The Threshold are a fictional organisation who appeared in the Doctor Who Magazine comic strip based on the long-running British science fiction television series Doctor Who.

The Threshold were created by the "partnership" of Abraham White, a travelling salesman, and the Pariah, a living weapon of great power created on Gallifrey many years ago, but was soon cast out by Rassilon as it had developed a mind of its own and rebelled. During a final battle with Rassilon, its containment sphere crashed to Earth, where it was discovered by Abraham. Offering him power and immortality, the Pariah persuaded Abraham to merge with her core being. After helping Henry Ford begin the mass production line of his cars, an inspired Abraham mass-produced a series of spheres, giving birth to the Threshold.

The Threshold began their careers as profiteers, using their transport window capabilities to carry out important missions from their clients, during the DMW comic strip "Ground Zero" (Issues 238–242) they eventually come under contract to the Lobri, a race of spider-like parasitic entities trapped on a plane of reality that also holds together the link between human minds. They supply the Lobri with the resources required to instigate a breakout, a large gathering of humans at the Notting Hill Carnival, and supply them with three of the Doctor's previous companions, Peri, Ace, and Sarah Jane Smith, to gain enough power to escape the dimension, having taken them from previous adventures in the Doctor's life.

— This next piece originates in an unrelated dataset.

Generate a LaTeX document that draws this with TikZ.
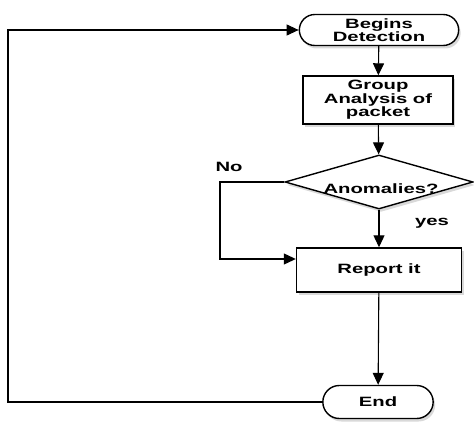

The Doctor, along with his granddaughter Susan, were also abducted and used by Threshold agents, but successfully managed to trick the main Threshold operative for the Notting Hill mission, Isaac, and travelled to the realm. There, they saved all of the companions, except for Ace, who dies saving the Doctor. They destroyed two of the Lobri, and killed the surviving member when it arrived on Earth. Using the TARDIS, the Threshold remained untouched, and with their secrets still known only to them, merely continued on with business as usual. Their only real weakness is their inability to time travel, providing the Doctor with an inevitable upper hand when dealing with them in later adventures.

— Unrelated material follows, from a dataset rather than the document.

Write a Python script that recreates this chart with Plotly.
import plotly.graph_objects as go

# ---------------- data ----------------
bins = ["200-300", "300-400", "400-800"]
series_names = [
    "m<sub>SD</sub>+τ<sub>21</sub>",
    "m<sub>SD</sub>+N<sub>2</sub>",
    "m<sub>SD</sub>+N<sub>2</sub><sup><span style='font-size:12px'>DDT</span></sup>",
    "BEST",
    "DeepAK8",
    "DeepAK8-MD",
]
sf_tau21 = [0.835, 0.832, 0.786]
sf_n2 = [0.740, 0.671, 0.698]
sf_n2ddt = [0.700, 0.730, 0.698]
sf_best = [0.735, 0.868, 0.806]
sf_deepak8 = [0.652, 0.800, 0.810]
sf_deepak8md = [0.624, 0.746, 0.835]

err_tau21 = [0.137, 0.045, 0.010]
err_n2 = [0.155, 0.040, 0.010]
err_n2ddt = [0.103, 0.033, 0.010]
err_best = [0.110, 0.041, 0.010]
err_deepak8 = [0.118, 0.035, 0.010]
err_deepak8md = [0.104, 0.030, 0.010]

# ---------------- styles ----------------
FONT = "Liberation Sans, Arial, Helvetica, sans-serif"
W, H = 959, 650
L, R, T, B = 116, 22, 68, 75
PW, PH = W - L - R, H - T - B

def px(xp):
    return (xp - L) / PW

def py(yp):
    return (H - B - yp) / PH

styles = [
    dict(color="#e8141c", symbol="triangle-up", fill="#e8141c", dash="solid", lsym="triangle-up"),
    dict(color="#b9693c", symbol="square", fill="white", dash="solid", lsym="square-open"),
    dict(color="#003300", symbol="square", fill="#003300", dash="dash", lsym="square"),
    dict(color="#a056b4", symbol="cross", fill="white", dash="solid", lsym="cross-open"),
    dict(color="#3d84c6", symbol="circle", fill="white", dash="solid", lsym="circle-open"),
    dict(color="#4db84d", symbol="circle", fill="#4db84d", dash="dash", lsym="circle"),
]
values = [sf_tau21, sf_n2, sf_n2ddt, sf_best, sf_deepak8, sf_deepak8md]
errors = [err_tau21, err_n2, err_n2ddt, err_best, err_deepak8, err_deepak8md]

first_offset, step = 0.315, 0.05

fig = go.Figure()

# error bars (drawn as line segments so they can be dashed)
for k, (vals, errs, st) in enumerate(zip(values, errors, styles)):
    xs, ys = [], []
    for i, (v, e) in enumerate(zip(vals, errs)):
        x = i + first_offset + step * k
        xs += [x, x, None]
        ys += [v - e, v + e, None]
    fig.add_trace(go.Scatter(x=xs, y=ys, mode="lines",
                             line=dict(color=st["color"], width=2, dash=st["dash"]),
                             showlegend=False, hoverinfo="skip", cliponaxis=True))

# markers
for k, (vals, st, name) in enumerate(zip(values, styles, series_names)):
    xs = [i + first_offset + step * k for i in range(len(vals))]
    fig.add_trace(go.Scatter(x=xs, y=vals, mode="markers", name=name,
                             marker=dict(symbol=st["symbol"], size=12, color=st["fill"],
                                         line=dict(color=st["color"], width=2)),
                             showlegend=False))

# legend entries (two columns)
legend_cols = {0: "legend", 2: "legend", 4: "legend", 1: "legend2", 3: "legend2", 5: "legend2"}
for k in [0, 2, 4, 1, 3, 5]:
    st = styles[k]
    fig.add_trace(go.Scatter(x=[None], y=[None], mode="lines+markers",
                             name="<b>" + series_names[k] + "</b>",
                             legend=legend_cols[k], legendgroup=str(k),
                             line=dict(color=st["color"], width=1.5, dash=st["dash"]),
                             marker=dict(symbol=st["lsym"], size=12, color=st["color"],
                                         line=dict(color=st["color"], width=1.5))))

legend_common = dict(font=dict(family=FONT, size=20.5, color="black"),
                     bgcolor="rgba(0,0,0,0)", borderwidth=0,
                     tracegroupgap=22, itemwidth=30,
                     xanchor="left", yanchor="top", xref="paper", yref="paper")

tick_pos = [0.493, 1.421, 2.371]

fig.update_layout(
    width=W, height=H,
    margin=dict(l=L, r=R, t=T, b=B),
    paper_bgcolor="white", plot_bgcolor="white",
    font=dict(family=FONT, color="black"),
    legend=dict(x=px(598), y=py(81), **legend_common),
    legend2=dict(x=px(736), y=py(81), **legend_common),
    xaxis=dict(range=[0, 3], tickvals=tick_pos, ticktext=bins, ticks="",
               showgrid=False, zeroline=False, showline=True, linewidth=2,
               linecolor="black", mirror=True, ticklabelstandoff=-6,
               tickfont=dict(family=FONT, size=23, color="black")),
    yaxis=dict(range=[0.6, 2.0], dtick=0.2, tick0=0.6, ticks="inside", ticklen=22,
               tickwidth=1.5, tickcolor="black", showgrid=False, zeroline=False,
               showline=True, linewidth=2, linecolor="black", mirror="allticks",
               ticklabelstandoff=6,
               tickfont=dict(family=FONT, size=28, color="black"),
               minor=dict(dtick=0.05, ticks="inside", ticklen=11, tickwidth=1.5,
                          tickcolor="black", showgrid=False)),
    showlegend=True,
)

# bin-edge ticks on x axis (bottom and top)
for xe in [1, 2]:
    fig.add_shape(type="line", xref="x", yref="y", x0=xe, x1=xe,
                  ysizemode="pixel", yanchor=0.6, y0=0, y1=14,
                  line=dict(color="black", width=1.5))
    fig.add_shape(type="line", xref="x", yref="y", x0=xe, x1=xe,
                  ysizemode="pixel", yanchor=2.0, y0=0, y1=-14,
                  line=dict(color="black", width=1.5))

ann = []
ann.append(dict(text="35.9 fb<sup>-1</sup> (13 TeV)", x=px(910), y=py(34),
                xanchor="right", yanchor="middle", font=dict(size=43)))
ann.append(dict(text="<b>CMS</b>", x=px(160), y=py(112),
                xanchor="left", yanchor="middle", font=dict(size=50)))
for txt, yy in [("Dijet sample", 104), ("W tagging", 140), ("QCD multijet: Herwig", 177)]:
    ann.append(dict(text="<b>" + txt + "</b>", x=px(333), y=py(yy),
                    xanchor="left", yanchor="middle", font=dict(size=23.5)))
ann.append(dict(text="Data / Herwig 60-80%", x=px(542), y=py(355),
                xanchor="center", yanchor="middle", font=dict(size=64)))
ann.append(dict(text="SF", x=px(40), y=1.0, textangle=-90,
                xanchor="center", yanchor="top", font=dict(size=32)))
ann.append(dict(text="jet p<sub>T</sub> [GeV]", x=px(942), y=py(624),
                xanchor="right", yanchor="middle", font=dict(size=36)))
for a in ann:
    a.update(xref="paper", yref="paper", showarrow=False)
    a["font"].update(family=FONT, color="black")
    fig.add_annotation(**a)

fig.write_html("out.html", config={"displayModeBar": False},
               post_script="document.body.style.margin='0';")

During the Eighth Doctor comic strip adventure "Fire and Brimstone" (Issues 251–255), the Threshold are hired by the Time Lords to eliminate the Daleks as they attempt to open the doorway to an alternate reality as part of a war effort to destroy a group of alternate Daleks that had crossed over into their reality, and then to eventually conquer all of the multiverse. This goal was not above attempting to sacrifice the Doctor, their major interest in fulfilling this contract was the reward: A black box (which would allow them the gift of universal translation, necessary to implement a message to the galaxies on a proposal of their own).

The Doctor successfully managed to end the Dalek threat without sacrificing himself, and the Threshold attained their box. Tiring of the Threshold's manipulations, the Doctor fought back in the comic strip "Wormwood" (Issues 266–271). Enabling the aid of a disguised Shayde to fake his own regeneration, he allowed the Threshold to believe him vulnerable enough to take the TARDIS crew to their main base on the moon, a western like town on the surface (to appease Abraham's roots) and a major complex underneath. The Doctor's friends learned of the Threshold's secret history and the extent of their agenda; to make universal travel impossible and profit from the continuous use of their interdimensional windows.

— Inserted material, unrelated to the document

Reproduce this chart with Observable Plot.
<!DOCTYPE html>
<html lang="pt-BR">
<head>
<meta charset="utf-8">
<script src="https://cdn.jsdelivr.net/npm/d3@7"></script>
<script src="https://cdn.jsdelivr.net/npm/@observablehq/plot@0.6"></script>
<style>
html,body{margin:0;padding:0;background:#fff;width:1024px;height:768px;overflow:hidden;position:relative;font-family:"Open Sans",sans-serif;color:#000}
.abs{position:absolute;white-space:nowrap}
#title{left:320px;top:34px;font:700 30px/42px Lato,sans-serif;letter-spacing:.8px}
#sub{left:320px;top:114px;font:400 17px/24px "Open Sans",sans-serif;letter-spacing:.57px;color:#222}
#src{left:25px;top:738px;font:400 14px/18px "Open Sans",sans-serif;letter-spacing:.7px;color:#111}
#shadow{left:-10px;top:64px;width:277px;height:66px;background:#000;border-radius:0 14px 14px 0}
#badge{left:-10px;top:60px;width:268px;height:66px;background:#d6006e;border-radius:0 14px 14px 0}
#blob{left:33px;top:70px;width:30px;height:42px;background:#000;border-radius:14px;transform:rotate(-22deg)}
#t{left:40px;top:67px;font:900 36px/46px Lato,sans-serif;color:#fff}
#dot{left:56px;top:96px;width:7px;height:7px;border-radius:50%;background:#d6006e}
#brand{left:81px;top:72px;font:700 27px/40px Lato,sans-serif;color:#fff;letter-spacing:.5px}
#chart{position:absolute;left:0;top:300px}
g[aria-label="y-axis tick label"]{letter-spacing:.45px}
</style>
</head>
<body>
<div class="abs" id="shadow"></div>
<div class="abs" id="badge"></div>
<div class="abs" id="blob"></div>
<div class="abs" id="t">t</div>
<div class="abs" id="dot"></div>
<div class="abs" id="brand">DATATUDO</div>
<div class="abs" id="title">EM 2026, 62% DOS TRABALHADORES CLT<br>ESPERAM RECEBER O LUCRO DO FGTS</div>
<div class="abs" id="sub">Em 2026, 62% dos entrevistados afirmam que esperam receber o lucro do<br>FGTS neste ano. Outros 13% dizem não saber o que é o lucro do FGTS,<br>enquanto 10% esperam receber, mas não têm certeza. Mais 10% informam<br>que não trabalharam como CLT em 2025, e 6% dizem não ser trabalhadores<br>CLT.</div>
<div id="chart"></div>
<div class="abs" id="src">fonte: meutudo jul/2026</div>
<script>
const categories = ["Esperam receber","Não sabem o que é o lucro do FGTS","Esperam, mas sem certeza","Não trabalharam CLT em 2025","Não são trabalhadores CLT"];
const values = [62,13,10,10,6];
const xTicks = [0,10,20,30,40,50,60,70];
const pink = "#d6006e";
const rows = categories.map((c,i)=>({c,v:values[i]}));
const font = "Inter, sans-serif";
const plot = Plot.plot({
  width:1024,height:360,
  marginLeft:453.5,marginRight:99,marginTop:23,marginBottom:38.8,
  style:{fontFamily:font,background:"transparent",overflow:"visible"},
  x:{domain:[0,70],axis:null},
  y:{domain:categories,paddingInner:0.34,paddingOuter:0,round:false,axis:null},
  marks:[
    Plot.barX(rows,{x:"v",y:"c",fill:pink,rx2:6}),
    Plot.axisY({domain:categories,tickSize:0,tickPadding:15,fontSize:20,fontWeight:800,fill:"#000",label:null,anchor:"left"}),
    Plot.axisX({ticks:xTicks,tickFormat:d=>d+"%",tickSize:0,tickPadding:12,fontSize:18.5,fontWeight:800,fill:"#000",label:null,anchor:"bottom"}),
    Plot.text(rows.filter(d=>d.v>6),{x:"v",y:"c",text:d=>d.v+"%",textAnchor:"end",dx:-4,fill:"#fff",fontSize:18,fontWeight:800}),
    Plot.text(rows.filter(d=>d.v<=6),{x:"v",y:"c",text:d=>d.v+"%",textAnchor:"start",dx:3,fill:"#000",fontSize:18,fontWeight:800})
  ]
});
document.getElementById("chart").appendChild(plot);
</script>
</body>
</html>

With the plot revealed, the Doctor came out of hiding, the Pariah then revealed that it had tricked even its own creations, it (or a "she" by her own admission) wiped out the Threshold legions by shifting their Eye of Disharmony device, using it to disrupt their universe, a split second in time, killing them instantly. Abraham at this point turned against the Pariah and separated himself from her, causing her to lose most of her powers, before finally being brought down by Shayde, who is revealed to be her successor. The Doctor destroys the Eye's control centre, and the device explodes, decimating the alien moon and killing both White and The Pariah, ending the Threshold's organisation once and for all.